The Black Box, 18 – 22 Hill Street, Belfast
Part of Between The Lines 2009
Bernard MacLaverty
Born in Belfast in 1942, Bernard MacLaverty moved to Scotland in 1975. He has been a Medical Laboratory Technician, a mature student, a teacher of English and, for two years in the mid 1980s, Writer-in-Residence at the University of Aberdeen. Having lived in Edinburgh and Islay he now lives in Glasgow. Bernard MacLaverty is a member of Aosdána and Visiting Writer/Professor at the University of Strathclyde. Currently he is employed as a teacher of creative writing on a postgraduate course in prose fiction run by the Research Institute of Irish and Scottish Studies at the University of Aberdeen. He has published five collections of short stories such as Secrets and other Stories (1977) and A Time to Dance & Other Stories (1982); his four highly acclaimed novels include Lamb (1980), Cal (1983), Grace Notes (1997), short listed for the Booker Prize, and The Anatomy School (2001). Bernard MacLaverty has also written versions of his fiction for other media – radio plays, television plays, screenplays and recently he wrote and directed a short film Bye-Child. His Matters of Life & Death (2006) is simply a ‘great book’.
Liz Lochhead
Scottish poet and playwright, Liz Lochhead was born in Motherwell (1947). She studied at the Glasgow School of Art and taught before becoming Writer in Residence at Edinburgh University (1986-7) at the Royal Shakespeare Company (1988). Her first poetry collection, Memo for Spring (1972), won a Scottish Arts Council Book Award; poetry collections include Dreaming Frankenstein (1984), True Confessions and New Clichés (1985) Bagpipe Muzak (1991), and The Colour of Black and White: Poems 1984-2003 (2003).

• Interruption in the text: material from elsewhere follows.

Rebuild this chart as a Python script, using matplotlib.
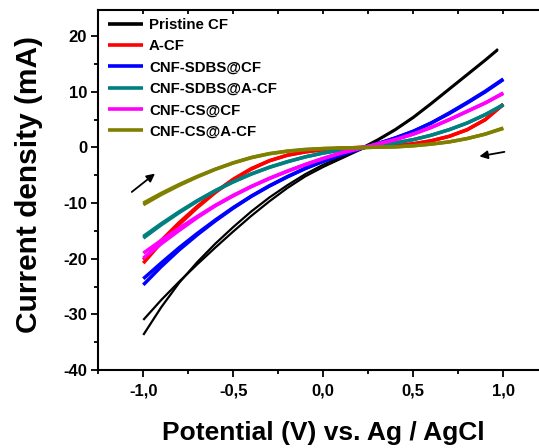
import matplotlib
matplotlib.use("Agg")
import matplotlib.pyplot as plt
from matplotlib.ticker import MultipleLocator, FuncFormatter

plt.rcParams['font.family'] = ['Liberation Sans', 'DejaVu Sans']
plt.rcParams['font.weight'] = 'bold'

# Potential (V)
V = [-1.0, -0.9, -0.8, -0.7, -0.6, -0.5, -0.4, -0.3, -0.2, -0.1,
     0.0, 0.1, 0.2, 0.3, 0.4, 0.5, 0.6, 0.7, 0.8, 0.9, 1.0]
V_pristine = [-1.0, -0.9, -0.8, -0.7, -0.6, -0.5, -0.4, -0.3, -0.2, -0.1,
              0.0, 0.1, 0.2, 0.3, 0.4, 0.5, 0.6, 0.7, 0.8, 0.9, 0.97]

# Current (mA), forward and reverse scan branches
pristine_fwd = [-31.0, -27.4, -24.1, -21.0, -18.0, -15.1, -12.3, -9.7, -7.3, -5.2,
                -3.5, -2.0, -0.5, 1.2, 3.1, 5.3, 7.8, 10.4, 13.0, 15.6, 17.5]
pristine_rev = [-33.7, -28.7, -24.3, -20.6, -17.3, -14.3, -11.5, -9.0, -6.8, -4.8,
                -3.1, -1.7, -0.3, 1.4, 3.3, 5.5, 8.0, 10.6, 13.2, 15.8, 17.7]

acf_fwd = [-20.2, -16.7, -13.5, -10.6, -8.0, -5.7, -3.8, -2.4, -1.4, -0.8,
           -0.4, -0.15, 0.0, 0.1, 0.3, 0.65, 1.2, 2.0, 3.2, 5.0, 7.7]
acf_rev = [-20.8, -17.1, -13.8, -10.8, -8.1, -5.8, -3.9, -2.4, -1.4, -0.8,
           -0.4, -0.15, 0.0, 0.1, 0.3, 0.65, 1.2, 2.0, 3.2, 5.0, 7.8]

sdbs_cf_fwd = [-23.6, -20.75, -18.0, -15.45, -13.05, -10.8, -8.75, -6.9, -5.25, -3.75,
               -2.45, -1.3, -0.3, 0.65, 1.7, 2.9, 4.4, 6.2, 8.1, 10.1, 12.3]
sdbs_cf_rev = [-24.7, -21.4, -18.4, -15.7, -13.2, -10.9, -8.8, -6.95, -5.3, -3.8,
               -2.5, -1.35, -0.3, 0.65, 1.7, 2.9, 4.4, 6.1, 8.0, 10.0, 12.2]

sdbs_acf_fwd = [-16.0, -13.7, -11.55, -9.55, -7.75, -6.15, -4.75, -3.55, -2.55, -1.7,
                -1.0, -0.45, -0.1, 0.3, 0.8, 1.4, 2.2, 3.2, 4.4, 5.9, 7.6]
sdbs_acf_rev = [-16.3, -13.9, -11.7, -9.65, -7.8, -6.2, -4.8, -3.6, -2.6, -1.7,
                -1.0, -0.45, -0.1, 0.3, 0.8, 1.4, 2.2, 3.2, 4.4, 5.9, 7.7]

cs_cf_fwd = [-19.0, -16.7, -14.5, -12.4, -10.4, -8.6, -7.0, -5.55, -4.25, -3.05,
             -1.95, -0.95, -0.2, 0.6, 1.4, 2.4, 3.6, 5.0, 6.5, 8.0, 9.7]
cs_cf_rev = [-19.9, -17.3, -14.9, -12.6, -10.5, -8.7, -7.05, -5.6, -4.3, -3.1,
             -2.0, -1.0, -0.2, 0.6, 1.4, 2.4, 3.6, 5.0, 6.5, 8.0, 9.8]

cs_acf_fwd = [-10.0, -8.25, -6.65, -5.2, -3.9, -2.75, -1.8, -1.1, -0.65, -0.35,
              -0.2, -0.1, -0.05, 0.05, 0.1, 0.3, 0.6, 1.0, 1.6, 2.4, 3.4]
cs_acf_rev = [-10.3, -8.45, -6.8, -5.3, -3.95, -2.8, -1.85, -1.15, -0.7, -0.4,
              -0.2, -0.1, -0.05, 0.05, 0.1, 0.3, 0.6, 1.0, 1.6, 2.4, 3.5]

labels = ['Pristine CF', 'A-CF', 'CNF-SDBS@CF', 'CNF-SDBS@A-CF', 'CNF-CS@CF', 'CNF-CS@A-CF']
colors = ['#000000', '#FF0000', '#0000FF', '#008080', '#FF00FF', '#808000']

series = [
    (V_pristine, pristine_fwd, pristine_rev),
    (V, acf_fwd, acf_rev),
    (V, sdbs_cf_fwd, sdbs_cf_rev),
    (V, sdbs_acf_fwd, sdbs_acf_rev),
    (V, cs_cf_fwd, cs_cf_rev),
    (V, cs_acf_fwd, cs_acf_rev),
]

# scan direction arrows (tail, head) in data units
arrow_left = ((-1.064, -8.0), (-0.935, -4.7))
arrow_right = ((1.006, -0.8), (0.867, -1.6))

fig = plt.figure(figsize=(5.39, 4.48), dpi=100)
ax = fig.add_axes([98.3 / 539, 78 / 448, 450 / 539, 360 / 448])

for (v, fwd, rev), lab, col in zip(series, labels, colors):
    lw = 1.6 if col == '#000000' else 2.5
    ax.plot(v, fwd, color=col, lw=lw, label=lab, solid_capstyle='butt')
    ax.plot(v, rev, color=col, lw=lw, solid_capstyle='butt')

for tail, head in (arrow_left, arrow_right):
    ax.annotate('', xy=head, xytext=tail,
                arrowprops=dict(arrowstyle='-|>', color='black', lw=1.3,
                                mutation_scale=12, shrinkA=0, shrinkB=0))

ax.set_xlim(-1.25, 1.25)
ax.set_ylim(-40, 24.7)

ax.xaxis.set_major_locator(MultipleLocator(0.5))
ax.xaxis.set_minor_locator(MultipleLocator(0.25))
ax.yaxis.set_major_locator(MultipleLocator(10))
ax.yaxis.set_minor_locator(MultipleLocator(5))
ax.xaxis.set_major_formatter(FuncFormatter(lambda x, p: f'{x:.1f}'.replace('.', ',')))
ax.yaxis.set_major_formatter(FuncFormatter(lambda y, p: f'{y:.0f}'))

ax.tick_params(axis='x', which='major', direction='out', length=5, width=1.3,
               labelsize=12, pad=5, top=True)
ax.tick_params(axis='x', which='minor', direction='out', length=3, width=1.3, top=True)
ax.tick_params(axis='y', which='major', direction='out', length=5, width=1.3,
               labelsize=12, pad=3)
ax.tick_params(axis='y', which='minor', direction='out', length=3, width=1.3)
# top ticks point inward
for t in ax.xaxis.get_major_ticks() + ax.xaxis.get_minor_ticks():
    t.tick2line.set_marker(3)
    t.tick2line.set_markersize(3)

for lab in ax.get_xticklabels() + ax.get_yticklabels():
    lab.set_fontweight('bold')

for s in ['left', 'bottom', 'top']:
    ax.spines[s].set_linewidth(1.5)
ax.spines['right'].set_visible(False)

ax.set_xlabel('Potential (V) vs. Ag / AgCl', fontsize=19, fontweight='bold')
ax.set_ylabel('Current density (mA)', fontsize=21.5, fontweight='bold')
ax.xaxis.set_label_coords(0.5, -0.143)
ax.yaxis.set_label_coords(-0.123, 0.514)

leg = ax.legend(loc='upper left', frameon=False, fontsize=10.8, handlelength=2.33,
                handletextpad=0.4, labelspacing=0.49, borderaxespad=0.25,
                bbox_to_anchor=(0.0, 1.005))
for t in leg.get_texts():
    t.set_fontweight('bold')
for h in leg.get_lines():
    h.set_linewidth(2.6)

fig.savefig('out.png', dpi=100)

A performer as well as a poet, Liz Lochhead’s revue Sugar and Spite was staged in 1978. Highly acclaimed plays include Blood and Ice (1982), Mary Queen of Scots Got Her Head Chopped Off (1989), Dracula (1989), Cuba (1997) and Perfect Days (1998). She has translated and adapted Molière’s Tartuffe (1985) into Scots and her adaptation of Euripides’ Medea (2000) won the Saltire Society Scottish Book of the Year Award. In Misery Guts (2002), based on The Misanthrope, Lochhead updated the original play, while her Latin for a Dark Room, a short film, was screened at the 1994 Edinburgh International Film Festival and The Story of Frankenstein appeared on Yorkshire Television.
Liz Lochhead’s recent work includes a musical collaboration with Michael Marra called In Flagrant Delicht (2004) and a romantic comedy for the stage, Good Things (2006).